For about £25-30, you can equip yourself with everything needed. Compare that to the potential deposit deductions, and suddenly spending a Saturday wielding a scrubbing brush seems like a rather good investment.
Timing Your Kitchen Deep Clean
Don’t leave these jobs until your final day of tenancy. Seriously, don’t. You’ll be knackered, stressed, and prone to taking shortcuts that will cost you later. Ideally, tackle this deep clean about two weeks before you move out. This gives you time to do it properly, let everything dry thoroughly, and even do touch-ups if needed.
As for the order of operations: I recommend starting with the extractor (get those filters soaking early), then moving to behind the cooker while the extractor soaks, and finishing with under the sink. This way, you’re working top to bottom through the room, which prevents re-contaminating areas you’ve already cleaned.

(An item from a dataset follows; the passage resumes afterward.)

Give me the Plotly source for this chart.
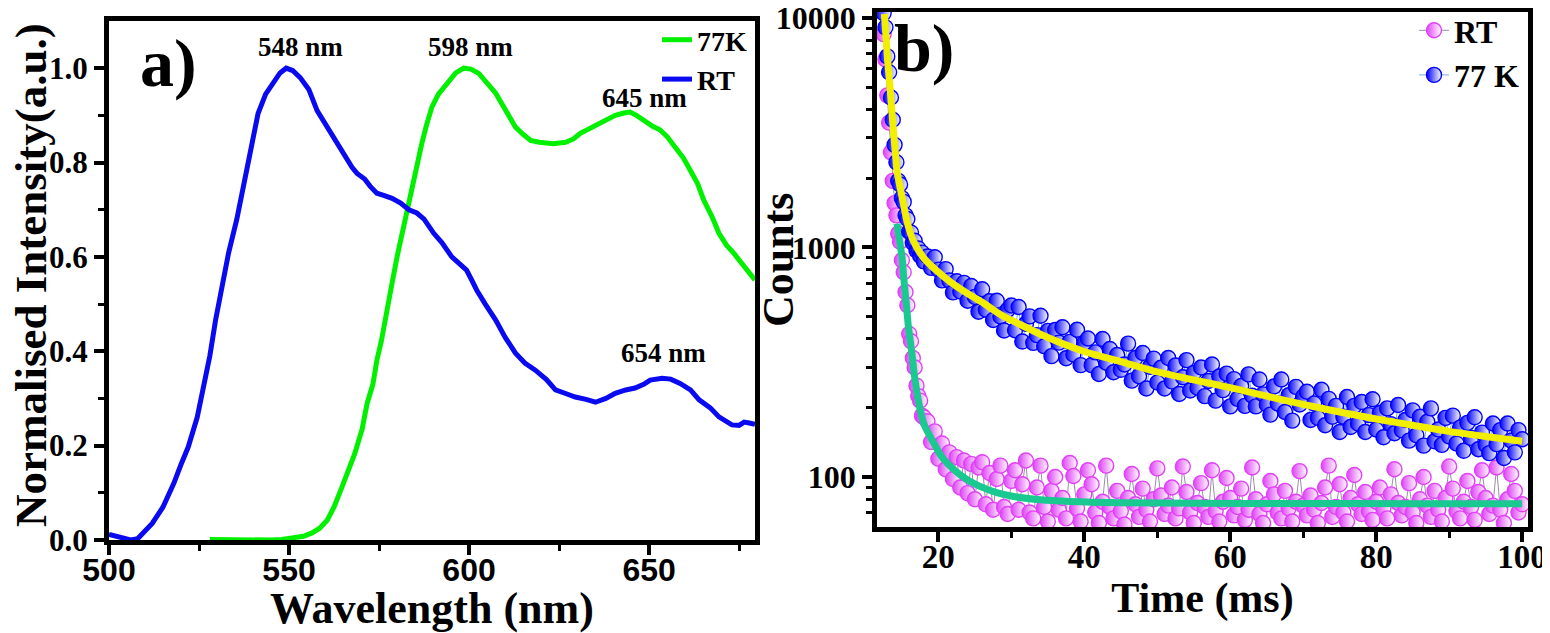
import plotly.graph_objects as go

# ---------------- panel a) data ----------------
WL_RT = [500, 502, 504, 506, 508, 509.5, 512, 515, 518, 520, 522, 524.5, 526.3, 528, 529.6, 531.5, 533.2,
         535.5, 537.3, 539.5, 541.4, 543.5, 545.6, 547.5, 549.2, 551, 553.1, 555.5, 557.8, 559.8, 561.4,
         563.5, 565.6, 567.5, 568.9, 571, 572.5, 574.4, 576.5, 578.6, 581, 583.3, 585.5, 587.5, 590.2,
         592.5, 595.2, 597.5, 599.3, 600.8, 602.1, 604.5, 607.4, 610, 612.9, 615.5, 618.4, 621.5, 624,
         627, 629.5, 632.5, 635.1, 638, 640.6, 643.5, 646.1, 648.5, 650.3, 653.6, 656, 658.6, 661.5,
         663.9, 667, 669.4, 671.5, 673, 675, 676.4, 677.8, 679.4]
INT_RT = [0.012, 0.008, 0.002, 0.0, 0.003, 0.015, 0.035, 0.07, 0.12, 0.16, 0.197, 0.26, 0.324, 0.39, 0.466,
          0.54, 0.608, 0.68, 0.748, 0.83, 0.904, 0.945, 0.968, 0.99, 1.0, 0.995, 0.98, 0.955, 0.91, 0.885,
          0.862, 0.84, 0.811, 0.79, 0.777, 0.765, 0.75, 0.735, 0.73, 0.724, 0.714, 0.70, 0.693, 0.68, 0.65,
          0.63, 0.60, 0.585, 0.572, 0.55, 0.53, 0.50, 0.466, 0.43, 0.396, 0.375, 0.36, 0.34, 0.318, 0.31,
          0.303, 0.298, 0.292, 0.30, 0.311, 0.318, 0.322, 0.33, 0.339, 0.343, 0.341, 0.332, 0.318, 0.297,
          0.28, 0.261, 0.25, 0.244, 0.243, 0.25, 0.248, 0.245]

WL_77K = [528, 535, 545, 548, 551.1, 554, 556.4, 558.5, 560.6, 562.5, 564.7, 566.5, 568.3, 570.3, 571.7,
          573.3, 574.4, 575.6, 576.6, 578.6, 580, 581.4, 582.8, 584.1, 585.5, 586.9, 588.2, 589.7, 591.5,
          593.8, 596.3, 598.5, 600.5, 602.7, 605, 607.4, 608.7, 610.1, 611.8, 612.9, 615, 617.1, 619.5,
          621.2, 623.5, 626.8, 629, 630.9, 633, 635.1, 638, 640.6, 643, 644.7, 646.5, 648.9, 651, 653.1,
          655, 657.2, 659.5, 661.4, 663.5, 665.2, 667.5, 669.4, 671.5, 673.5, 675.5, 677.7, 679.4]
INT_77K = [0.001, 0.0, 0.0, 0.001, 0.004, 0.008, 0.015, 0.025, 0.042, 0.07, 0.112, 0.145, 0.184, 0.235,
           0.29, 0.33, 0.381, 0.42, 0.466, 0.544, 0.6, 0.65, 0.70, 0.742, 0.79, 0.841, 0.88, 0.918, 0.945,
           0.968, 0.99, 1.0, 0.998, 0.989, 0.97, 0.947, 0.93, 0.911, 0.893, 0.875, 0.86, 0.847, 0.843,
           0.841, 0.84, 0.843, 0.85, 0.862, 0.87, 0.879, 0.89, 0.90, 0.905, 0.907, 0.90, 0.886, 0.877,
           0.869, 0.855, 0.833, 0.81, 0.784, 0.755, 0.72, 0.685, 0.65, 0.625, 0.608, 0.588, 0.566, 0.551]

PEAK_LABELS = ["548 nm", "598 nm", "645 nm", "654 nm"]
PEAK_LABEL_X = [553.2, 600.4, 648.8, 654.0]
PEAK_LABEL_Y = [1.045, 1.045, 0.936, 0.396]

# ---------------- panel b) data ----------------
TIME_MS = [12.5, 12.75, 13.0, 13.25, 13.5, 13.75, 14.0, 14.25, 14.5, 14.75, 15.0, 15.25, 15.5, 15.75,
           16.0, 16.25, 16.5, 16.75, 17.0, 17.25, 17.5, 17.75, 18.0,
           18.5, 19.0, 19.5, 20.0, 20.5, 21.0, 21.5, 22.0, 22.5, 23.0, 23.5, 24.0, 24.5, 25.0, 25.5, 26.0,
           26.5, 27.0, 27.5, 28.0, 28.5, 29.0, 29.5, 30.0,
           30.5, 31.0, 31.5, 32.0, 32.5, 33.0, 33.5, 34.0, 34.5, 35.0,
           35.5, 36.0, 36.5, 37.0, 37.5, 38.0, 38.5, 39.0, 39.5, 40.0,
           40.5, 41.0, 41.5, 42.0, 42.5, 43.0, 43.5, 44.0, 44.5, 45.0,
           45.5, 46.0, 46.5, 47.0, 47.5, 48.0, 48.5, 49.0, 49.5, 50.0,
           50.5, 51.0, 51.5, 52.0, 52.5, 53.0, 53.5, 54.0, 54.5, 55.0,
           55.5, 56.0, 56.5, 57.0, 57.5, 58.0, 58.5, 59.0, 59.5, 60.0,
           60.5, 61.0, 61.5, 62.0, 62.5, 63.0, 63.5, 64.0, 64.5, 65.0,
           65.5, 66.0, 66.5, 67.0, 67.5, 68.0, 68.5, 69.0, 69.5, 70.0,
           70.5, 71.0, 71.5, 72.0, 72.5, 73.0, 73.5, 74.0, 74.5, 75.0,
           75.5, 76.0, 76.5, 77.0, 77.5, 78.0, 78.5, 79.0, 79.5, 80.0,
           80.5, 81.0, 81.5, 82.0, 82.5, 83.0, 83.5, 84.0, 84.5, 85.0,
           85.5, 86.0, 86.5, 87.0, 87.5, 88.0, 88.5, 89.0, 89.5, 90.0,
           90.5, 91.0, 91.5, 92.0, 92.5, 93.0, 93.5, 94.0, 94.5, 95.0,
           95.5, 96.0, 96.5, 97.0, 97.5, 98.0, 98.5, 99.0, 99.5, 100.0]

COUNTS_77K = [10500, 9100, 6800, 5800, 4500, 3600, 2800, 2350, 1950, 1880, 1640, 1580, 1380, 1330, 1170,
              1160, 1050, 1070, 970, 990, 920, 950, 870,
              914, 815, 907, 801, 719, 805, 718, 637, 712, 643, 701, 586, 679, 609, 525, 658, 535, 583,
              483, 586, 500, 435, 535, 559,
              436, 550, 389, 465, 501, 384, 415, 504, 371, 433,
              336, 437, 385, 449, 329, 388, 342, 438, 307, 384,
              401, 307, 349, 281, 399, 315, 361, 286, 340, 293,
              309, 381, 263, 330, 275, 347, 243, 302, 328, 258,
              299, 243, 330, 261, 306, 230, 272, 323, 238, 284,
              245, 300, 225, 262, 309, 215, 274, 239, 282, 203,
              267, 219, 249, 204, 280, 226, 203, 266, 229, 207,
              187, 248, 209, 266, 192, 227, 176, 247, 207, 224,
              235, 177, 209, 181, 240, 168, 219, 183, 204, 157,
              183, 223, 165, 204, 171, 212, 157, 186, 218, 161,
              190, 149, 199, 170, 155, 206, 160, 177, 144, 195,
              152, 183, 137, 174, 199, 143, 161, 138, 181, 150,
              185, 140, 164, 130, 172, 148, 182, 132, 156, 138,
              127, 171, 139, 160, 121, 171, 144, 128, 160, 146]

COUNTS_RT = [8500, 6600, 4600, 3500, 2600, 1950, 1560, 1380, 1150, 1060, 880, 780, 640, 560, 420, 390, 330,
             300, 250, 225, 215, 185, 182,
             175, 142, 158, 120, 140, 108, 128, 98, 122, 90, 118, 85, 114, 80, 110, 116, 76, 104, 72, 98,
             112, 74, 69, 96,
             107, 72, 93, 118, 70, 66, 90, 112, 74, 64,
             87, 100, 72, 81, 66, 115, 101, 73, 64, 84,
             107, 93, 70, 63, 78, 112, 74, 66, 87, 71,
             62, 81, 103, 76, 67, 89, 72, 64, 80, 109,
             83, 69, 75, 90, 66, 73, 111, 86, 70, 63,
             77, 94, 74, 67, 107, 71, 64, 78, 99, 81,
             68, 74, 89, 65, 72, 110, 80, 69, 63, 76,
             96, 84, 70, 66, 87, 73, 64, 78, 106, 75,
             68, 83, 72, 63, 77, 90, 112, 67, 74, 93,
             70, 64, 81, 102, 76, 69, 86, 71, 65, 78,
             90, 73, 66, 84, 108, 77, 68, 74, 94, 70,
             63, 80, 100, 75, 67, 87, 72, 64, 81, 111,
             89, 71, 66, 78, 96, 74, 65, 86, 107, 81,
             69, 75, 110, 72, 63, 80, 103, 87, 70, 76]

FIT_77K_T = [12.6, 12.8, 13.05, 13.4, 13.75, 14.1, 14.35, 14.8, 15.25, 15.7, 16.6, 18.0, 19.8, 22.1, 24,
             26, 28.5, 30, 35, 40, 45, 50, 55, 60, 65, 70, 75, 80, 85, 90, 95, 100]
FIT_77K = [10400, 8500, 6500, 4900, 3500, 2600, 2130, 1800, 1530, 1300, 1065, 900, 790, 690, 630, 577,
           510, 482, 405, 352, 318, 287, 265, 245, 225, 207, 192, 179, 168, 158, 150, 143]

FIT_RT_T = [14.34, 14.7, 15.03, 15.25, 15.6, 15.9, 16.4, 16.7, 17.3, 18.0, 19.4, 20.5, 22.2,
            24, 25.7, 28, 30.5, 34, 38, 45, 55, 70, 85, 100]
FIT_RT = [1270, 1060, 900, 740, 570, 450, 340, 280, 212, 171, 140, 122, 107, 97, 91, 85.5,
          82, 79.5, 78.2, 77.2, 76.8, 76.6, 76.5, 76.5]

LOG_TICKS = [100, 1000, 10000]
LOG_MINOR = [m * d for d in (10, 100, 1000) for m in range(2, 10)]

SERIF = "Liberation Serif"
SANS = "Liberation Sans"
BLUE = "#0A0AF0"
GREEN = "#00F000"
MAGENTA = "#E040F8"
BLUE_PT = "#0000FF"

fig = go.Figure()

# ---- panel a ----
fig.add_trace(go.Scatter(x=WL_77K, y=INT_77K, mode="lines", name="77K",
                         line=dict(color=GREEN, width=5), xaxis="x", yaxis="y", legend="legend"))
fig.add_trace(go.Scatter(x=WL_RT, y=INT_RT, mode="lines", name="RT",
                         line=dict(color=BLUE, width=5), xaxis="x", yaxis="y", legend="legend"))


# ---- panel b ----
def half_marker(color, size):
    return dict(symbol="circle", size=size, color=color, line=dict(color=color, width=1.4),
                gradient=dict(type="horizontal", color="white"))


fig.add_trace(go.Scatter(x=TIME_MS, y=COUNTS_RT, mode="lines+markers", name="RT",
                         line=dict(color="#9C8CAC", width=1), marker=half_marker(MAGENTA, 15),
                         xaxis="x2", yaxis="y2", legend="legend2"))
fig.add_trace(go.Scatter(x=FIT_RT_T, y=FIT_RT, mode="lines", showlegend=False,
                         line=dict(color="#19C98F", width=7, shape="spline", smoothing=0.8),
                         xaxis="x2", yaxis="y2"))
fig.add_trace(go.Scatter(x=TIME_MS, y=COUNTS_77K, mode="lines+markers", name="77 K",
                         line=dict(color="#7BAFD8", width=1), marker=half_marker(BLUE_PT, 15),
                         xaxis="x2", yaxis="y2", legend="legend2"))
fig.add_trace(go.Scatter(x=FIT_77K_T, y=FIT_77K, mode="lines", showlegend=False,
                         line=dict(color="#F2EE00", width=7, shape="spline", smoothing=0.8),
                         xaxis="x2", yaxis="y2"))

axis_common = dict(showline=True, linecolor="black", linewidth=5, mirror=True, automargin=False,
                   showgrid=False, zeroline=False, ticks="outside", tickcolor="black",
                   ticklen=10, tickwidth=4)


def minor_ticks(vals):
    return dict(tickvals=vals, ticks="outside", ticklen=6, tickwidth=3, tickcolor="black")


def bold(family, size):
    return dict(family=family, size=size, color="black", weight="bold")


annotations = []
for txt, ax_, ay_ in zip(PEAK_LABELS, PEAK_LABEL_X, PEAK_LABEL_Y):
    annotations.append(dict(x=ax_, y=ay_, xref="x", yref="y", text=txt, showarrow=False,
                            font=bold(SERIF, 27)))
annotations.append(dict(x=516.4, y=1.011, xref="x", yref="y", text="a)", showarrow=False,
                        font=bold(SERIF, 68)))
annotations.append(dict(x=0.594, y=1.0, xref="paper", yref="paper", xanchor="center", yanchor="top",
                        text="b)", showarrow=False, font=bold(SERIF, 68)))
annotations.append(dict(x=0.4994, y=0.5968, xref="paper", yref="paper", xanchor="center",
                        yanchor="middle", text="Counts", textangle=-90, showarrow=False,
                        font=bold(SERIF, 44)))
annotations.append(dict(x=0.0149, y=0.5728, xref="paper", yref="paper", xanchor="center",
                        yanchor="middle", text="Normalised Intensity(a.u.)", textangle=-90,
                        showarrow=False, font=bold(SERIF, 45)))

W, H = 1542, 625
fig.update_layout(
    width=W, height=H,
    margin=dict(l=0, r=0, t=0, b=0, autoexpand=False),
    paper_bgcolor="white", plot_bgcolor="white",
    xaxis=dict(domain=[0.0655, 0.4844], range=[500, 679.4], tickvals=[500, 550, 600, 650],
               tickfont=bold(SANS, 32), ticklabelstandoff=-12,
               minor=minor_ticks([525, 575, 625, 675]),
               title=dict(text="Wavelength (nm)", standoff=8, font=bold(SERIF, 44)),
               anchor="y", **axis_common),
    yaxis=dict(domain=[0.1488, 0.9792], range=[0, 1.1], tickvals=[0, 0.2, 0.4, 0.6, 0.8, 1.0],
               ticktext=["0.0", "0.2", "0.4", "0.6", "0.8", "1.0"],
               tickfont=bold(SERIF, 31),
               minor=minor_ticks([0.1, 0.3, 0.5, 0.7, 0.9]),
               anchor="x", **axis_common),
    xaxis2=dict(domain=[0.5636, 0.9857], range=[11.6, 100.8], tickvals=[20, 40, 60, 80, 100],
                tickfont=bold(SERIF, 33), ticklabelstandoff=-14,
                minor=minor_ticks([30, 50, 70, 90]),
                title=dict(text="Time (ms)", standoff=0, font=bold(SERIF, 42)),
                anchor="y2", **axis_common),
    yaxis2=dict(domain=[0.1696, 0.9936], type="log", range=[1.782, 4.026], tickvals=LOG_TICKS,
                ticktext=[str(v) for v in LOG_TICKS], ticklabeloverflow="allow",
                tickfont=bold(SERIF, 32),
                minor=minor_ticks(LOG_MINOR),
                anchor="x2", **axis_common),
    legend=dict(x=0.4209, y=0.9888, xanchor="left", yanchor="top", bgcolor="rgba(0,0,0,0)",
                font=bold(SERIF, 28), tracegroupgap=0, itemwidth=30),
    legend2=dict(x=0.9118, y=1.008, xanchor="left", yanchor="top", bgcolor="rgba(0,0,0,0)",
                 font=bold(SERIF, 32), tracegroupgap=0, itemwidth=30),
    annotations=annotations,
)

fig.write_html("out.html")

Time-wise? Behind the cooker takes about an hour if it’s not horrific, up to two if it is. Under the sink is usually 30-45 minutes. The extractor can vary wildly – anywhere from 45 minutes to half a day if you’re dealing with years of neglect. Build in breaks; this is marathon cleaning, not a sprint.
Take Pride in the Details
Look, I won’t pretend that deep cleaning behind your cooker is anyone’s idea of a fun Saturday. But there’s genuine satisfaction in restoring these hidden areas to their former glory. It’s the difference between handing back keys with confidence and spending weeks arguing with your letting agent about deposit deductions.
And if you’re standing in your Camberwell kitchen, reading this article, and thinking “absolutely not, I’d rather set fire to my deposit than spend my weekend doing this,” well, that’s precisely why we exist. Sometimes the professional option isn’t an indulgence – it’s a tactical investment in your sanity and your finances.
Whatever route you choose, remember: inventory clerks have seen it all. But they’ll appreciate – and more importantly, your deposit will reflect – the effort you’ve put into these critical areas. Now, go forth and conquer that grease. Your future self will thank you.